## Exercise
Write out the material exactly. Do not include the pictures.

## Material

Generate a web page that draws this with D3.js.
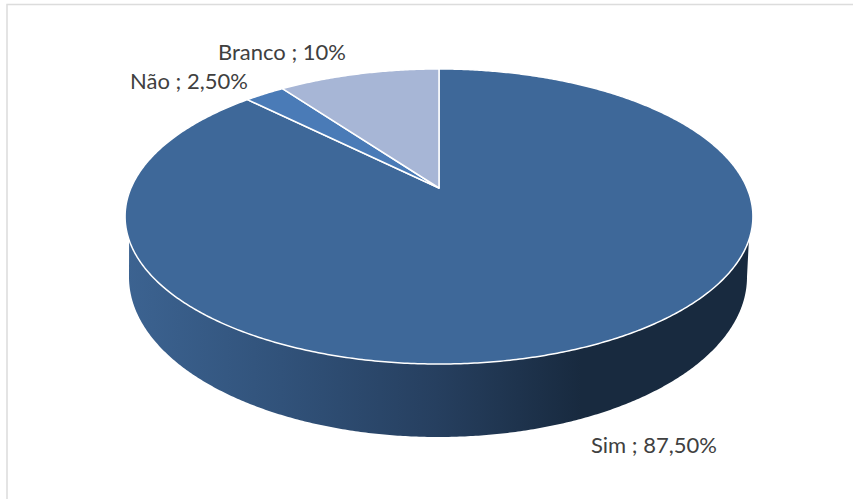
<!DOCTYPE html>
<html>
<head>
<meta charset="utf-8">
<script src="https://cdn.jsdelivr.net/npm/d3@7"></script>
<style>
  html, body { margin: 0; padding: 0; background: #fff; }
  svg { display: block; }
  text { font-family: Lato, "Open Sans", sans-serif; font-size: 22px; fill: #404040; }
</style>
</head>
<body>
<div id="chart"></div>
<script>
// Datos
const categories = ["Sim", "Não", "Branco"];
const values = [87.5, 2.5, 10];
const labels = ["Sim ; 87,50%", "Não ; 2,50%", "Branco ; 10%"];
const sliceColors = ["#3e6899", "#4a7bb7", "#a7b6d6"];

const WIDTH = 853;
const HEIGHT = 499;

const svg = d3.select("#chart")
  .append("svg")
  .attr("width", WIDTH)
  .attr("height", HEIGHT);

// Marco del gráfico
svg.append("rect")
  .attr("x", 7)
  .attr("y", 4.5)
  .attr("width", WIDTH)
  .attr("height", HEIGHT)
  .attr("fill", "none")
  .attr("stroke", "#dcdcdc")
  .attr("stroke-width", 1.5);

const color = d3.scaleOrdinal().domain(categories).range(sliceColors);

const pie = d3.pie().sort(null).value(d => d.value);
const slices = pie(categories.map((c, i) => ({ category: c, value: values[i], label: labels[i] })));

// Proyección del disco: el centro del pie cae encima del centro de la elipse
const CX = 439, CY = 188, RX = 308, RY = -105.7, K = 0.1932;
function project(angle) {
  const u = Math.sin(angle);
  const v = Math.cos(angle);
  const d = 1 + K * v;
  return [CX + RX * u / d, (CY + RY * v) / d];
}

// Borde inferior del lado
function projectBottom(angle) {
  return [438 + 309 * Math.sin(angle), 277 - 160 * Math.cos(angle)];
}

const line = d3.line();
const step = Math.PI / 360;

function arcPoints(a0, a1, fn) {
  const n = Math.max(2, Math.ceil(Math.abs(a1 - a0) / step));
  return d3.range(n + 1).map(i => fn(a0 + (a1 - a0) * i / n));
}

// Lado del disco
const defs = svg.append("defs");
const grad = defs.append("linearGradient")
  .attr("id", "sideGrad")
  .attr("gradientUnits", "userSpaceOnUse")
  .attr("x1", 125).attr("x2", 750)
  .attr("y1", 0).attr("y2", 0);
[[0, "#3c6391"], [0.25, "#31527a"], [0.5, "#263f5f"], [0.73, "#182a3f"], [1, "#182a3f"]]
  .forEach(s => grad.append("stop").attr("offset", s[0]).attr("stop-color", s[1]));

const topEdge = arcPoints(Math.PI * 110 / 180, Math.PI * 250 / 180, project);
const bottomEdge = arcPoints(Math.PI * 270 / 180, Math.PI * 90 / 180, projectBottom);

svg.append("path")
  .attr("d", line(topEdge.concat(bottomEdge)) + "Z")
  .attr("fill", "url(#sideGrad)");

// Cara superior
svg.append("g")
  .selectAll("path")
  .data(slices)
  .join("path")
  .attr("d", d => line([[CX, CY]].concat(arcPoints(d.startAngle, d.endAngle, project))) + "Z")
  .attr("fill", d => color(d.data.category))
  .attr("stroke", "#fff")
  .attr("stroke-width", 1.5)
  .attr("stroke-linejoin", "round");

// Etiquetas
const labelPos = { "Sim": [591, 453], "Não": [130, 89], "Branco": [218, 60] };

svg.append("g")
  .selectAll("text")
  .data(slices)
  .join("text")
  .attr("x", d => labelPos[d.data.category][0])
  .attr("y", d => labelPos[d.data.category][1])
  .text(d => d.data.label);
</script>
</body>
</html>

## Result
Generate a web page that draws this with D3.js.
<!DOCTYPE html>
<html>
<head>
<meta charset="utf-8">
<script src="https://cdn.jsdelivr.net/npm/d3@7"></script>
<style>
  html, body { margin: 0; padding: 0; background: #fff; }
  svg { display: block; }
  text { font-family: Lato, "Open Sans", sans-serif; font-size: 22px; fill: #404040; }
</style>
</head>
<body>
<div id="chart"></div>
<script>
// Datos
const categories = ["Sim", "Não", "Branco"];
const values = [87.5, 2.5, 10];
const labels = ["Sim ; 87,50%", "Não ; 2,50%", "Branco ; 10%"];
const sliceColors = ["#3e6899", "#4a7bb7", "#a7b6d6"];

const WIDTH = 853;
const HEIGHT = 499;

const svg = d3.select("#chart")
  .append("svg")
  .attr("width", WIDTH)
  .attr("height", HEIGHT);

// Marco del gráfico
svg.append("rect")
  .attr("x", 7)
  .attr("y", 4.5)
  .attr("width", WIDTH)
  .attr("height", HEIGHT)
  .attr("fill", "none")
  .attr("stroke", "#dcdcdc")
  .attr("stroke-width", 1.5);

const color = d3.scaleOrdinal().domain(categories).range(sliceColors);

const pie = d3.pie().sort(null).value(d => d.value);
const slices = pie(categories.map((c, i) => ({ category: c, value: values[i], label: labels[i] })));

// Proyección del disco: el centro del pie cae encima del centro de la elipse
const CX = 439, CY = 188, RX = 308, RY = -105.7, K = 0.1932;
function project(angle) {
  const u = Math.sin(angle);
  const v = Math.cos(angle);
  const d = 1 + K * v;
  return [CX + RX * u / d, (CY + RY * v) / d];
}

// Borde inferior del lado
function projectBottom(angle) {
  return [438 + 309 * Math.sin(angle), 277 - 160 * Math.cos(angle)];
}

const line = d3.line();
const step = Math.PI / 360;

function arcPoints(a0, a1, fn) {
  const n = Math.max(2, Math.ceil(Math.abs(a1 - a0) / step));
  return d3.range(n + 1).map(i => fn(a0 + (a1 - a0) * i / n));
}

// Lado del disco
const defs = svg.append("defs");
const grad = defs.append("linearGradient")
  .attr("id", "sideGrad")
  .attr("gradientUnits", "userSpaceOnUse")
  .attr("x1", 125).attr("x2", 750)
  .attr("y1", 0).attr("y2", 0);
[[0, "#3c6391"], [0.25, "#31527a"], [0.5, "#263f5f"], [0.73, "#182a3f"], [1, "#182a3f"]]
  .forEach(s => grad.append("stop").attr("offset", s[0]).attr("stop-color", s[1]));

const topEdge = arcPoints(Math.PI * 110 / 180, Math.PI * 250 / 180, project);
const bottomEdge = arcPoints(Math.PI * 270 / 180, Math.PI * 90 / 180, projectBottom);

svg.append("path")
  .attr("d", line(topEdge.concat(bottomEdge)) + "Z")
  .attr("fill", "url(#sideGrad)");

// Cara superior
svg.append("g")
  .selectAll("path")
  .data(slices)
  .join("path")
  .attr("d", d => line([[CX, CY]].concat(arcPoints(d.startAngle, d.endAngle, project))) + "Z")
  .attr("fill", d => color(d.data.category))
  .attr("stroke", "#fff")
  .attr("stroke-width", 1.5)
  .attr("stroke-linejoin", "round");

// Etiquetas
const labelPos = { "Sim": [591, 453], "Não": [130, 89], "Branco": [218, 60] };

svg.append("g")
  .selectAll("text")
  .data(slices)
  .join("text")
  .attr("x", d => labelPos[d.data.category][0])
  .attr("y", d => labelPos[d.data.category][1])
  .text(d => d.data.label);
</script>
</body>
</html>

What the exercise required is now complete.